* _Rows_
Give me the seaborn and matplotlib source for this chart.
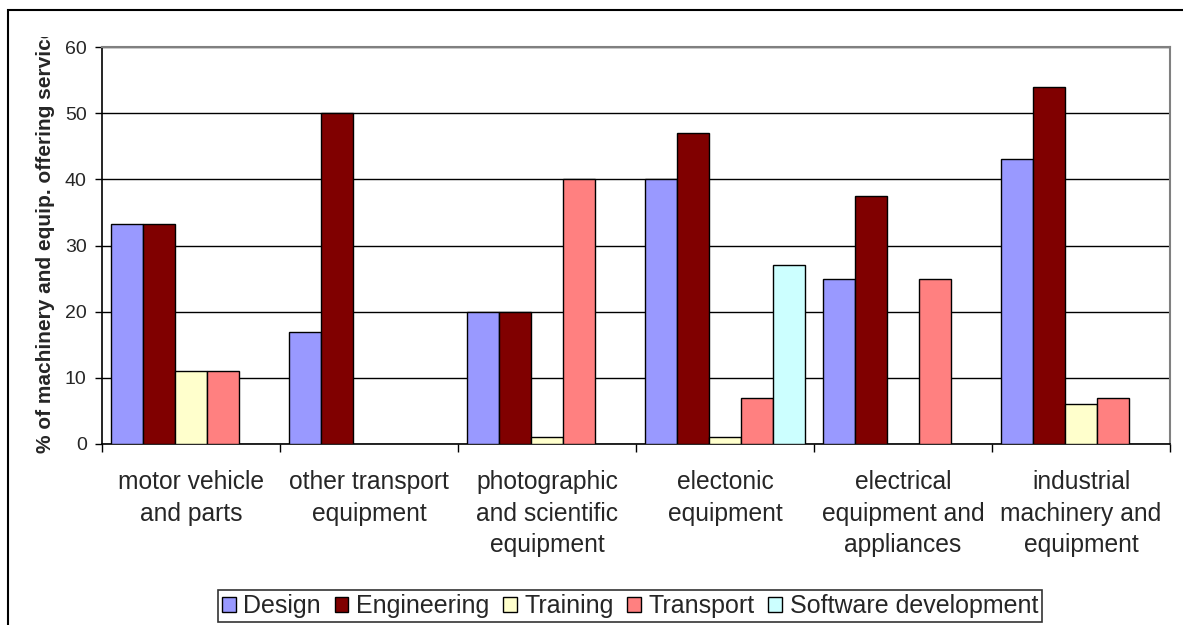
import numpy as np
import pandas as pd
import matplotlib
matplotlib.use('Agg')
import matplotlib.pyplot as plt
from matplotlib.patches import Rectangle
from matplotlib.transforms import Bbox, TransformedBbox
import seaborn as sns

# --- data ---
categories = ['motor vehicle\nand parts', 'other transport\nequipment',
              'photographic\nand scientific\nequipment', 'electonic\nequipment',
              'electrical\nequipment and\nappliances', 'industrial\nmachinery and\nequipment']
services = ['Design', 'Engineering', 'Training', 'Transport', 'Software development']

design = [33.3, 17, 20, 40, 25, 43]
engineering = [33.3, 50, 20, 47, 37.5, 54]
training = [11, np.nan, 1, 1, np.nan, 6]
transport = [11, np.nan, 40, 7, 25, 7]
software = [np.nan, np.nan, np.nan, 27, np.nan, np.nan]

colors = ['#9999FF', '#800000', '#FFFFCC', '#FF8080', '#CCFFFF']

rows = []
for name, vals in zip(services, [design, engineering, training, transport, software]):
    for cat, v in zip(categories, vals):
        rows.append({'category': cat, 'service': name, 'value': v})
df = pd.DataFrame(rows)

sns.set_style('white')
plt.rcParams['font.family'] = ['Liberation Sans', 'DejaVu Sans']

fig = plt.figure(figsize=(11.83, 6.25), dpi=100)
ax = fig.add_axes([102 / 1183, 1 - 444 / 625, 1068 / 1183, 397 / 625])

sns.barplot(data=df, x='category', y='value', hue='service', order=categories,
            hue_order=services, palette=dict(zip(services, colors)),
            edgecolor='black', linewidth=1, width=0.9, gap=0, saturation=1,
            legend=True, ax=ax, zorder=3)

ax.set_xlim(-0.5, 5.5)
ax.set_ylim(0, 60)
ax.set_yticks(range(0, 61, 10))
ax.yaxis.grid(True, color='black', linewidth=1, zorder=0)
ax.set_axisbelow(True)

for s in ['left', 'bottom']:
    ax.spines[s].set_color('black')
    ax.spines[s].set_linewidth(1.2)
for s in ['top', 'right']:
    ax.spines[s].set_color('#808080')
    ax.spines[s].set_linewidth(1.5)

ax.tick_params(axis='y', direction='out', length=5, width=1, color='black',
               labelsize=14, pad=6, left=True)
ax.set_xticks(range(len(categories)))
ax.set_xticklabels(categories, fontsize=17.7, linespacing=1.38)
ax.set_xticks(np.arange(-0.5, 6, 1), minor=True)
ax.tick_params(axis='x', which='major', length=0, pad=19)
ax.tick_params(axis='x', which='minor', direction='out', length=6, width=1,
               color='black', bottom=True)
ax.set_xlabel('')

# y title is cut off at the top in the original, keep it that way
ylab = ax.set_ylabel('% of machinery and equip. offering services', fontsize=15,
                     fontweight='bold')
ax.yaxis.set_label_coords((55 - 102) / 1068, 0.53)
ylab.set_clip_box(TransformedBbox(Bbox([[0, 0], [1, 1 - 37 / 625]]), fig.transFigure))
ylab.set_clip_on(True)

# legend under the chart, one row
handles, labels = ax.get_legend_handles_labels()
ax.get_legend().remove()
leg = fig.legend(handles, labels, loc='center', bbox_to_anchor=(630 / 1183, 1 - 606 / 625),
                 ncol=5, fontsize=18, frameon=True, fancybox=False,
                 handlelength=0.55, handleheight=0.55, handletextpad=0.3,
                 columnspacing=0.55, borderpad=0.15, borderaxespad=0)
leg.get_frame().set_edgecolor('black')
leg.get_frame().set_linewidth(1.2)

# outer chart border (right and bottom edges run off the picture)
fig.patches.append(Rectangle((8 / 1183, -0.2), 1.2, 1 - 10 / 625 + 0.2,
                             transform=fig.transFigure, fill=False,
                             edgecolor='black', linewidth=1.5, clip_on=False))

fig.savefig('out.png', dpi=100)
---
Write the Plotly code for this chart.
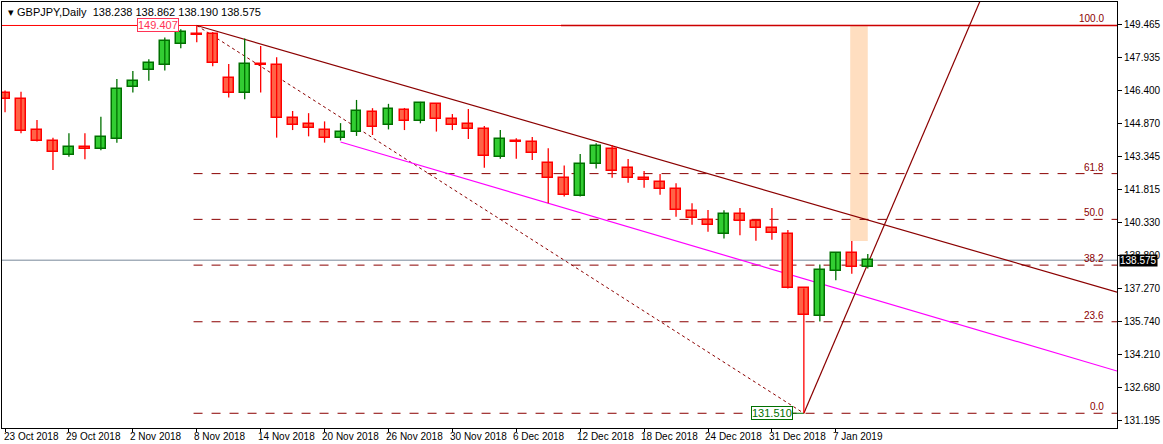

* _Exercise objective_
Using the data above, which lines fall from the one with "Give me the" through the one with "import seaborn as sns"? Repeat them exactly, ends included, minus any pictures.

* _Response to the task_
Give me the seaborn and matplotlib source for this chart.
import numpy as np
import pandas as pd
import matplotlib
matplotlib.use('Agg')
import matplotlib.pyplot as plt
from matplotlib.patches import Rectangle
from matplotlib.transforms import Bbox, TransformedBbox
import seaborn as sns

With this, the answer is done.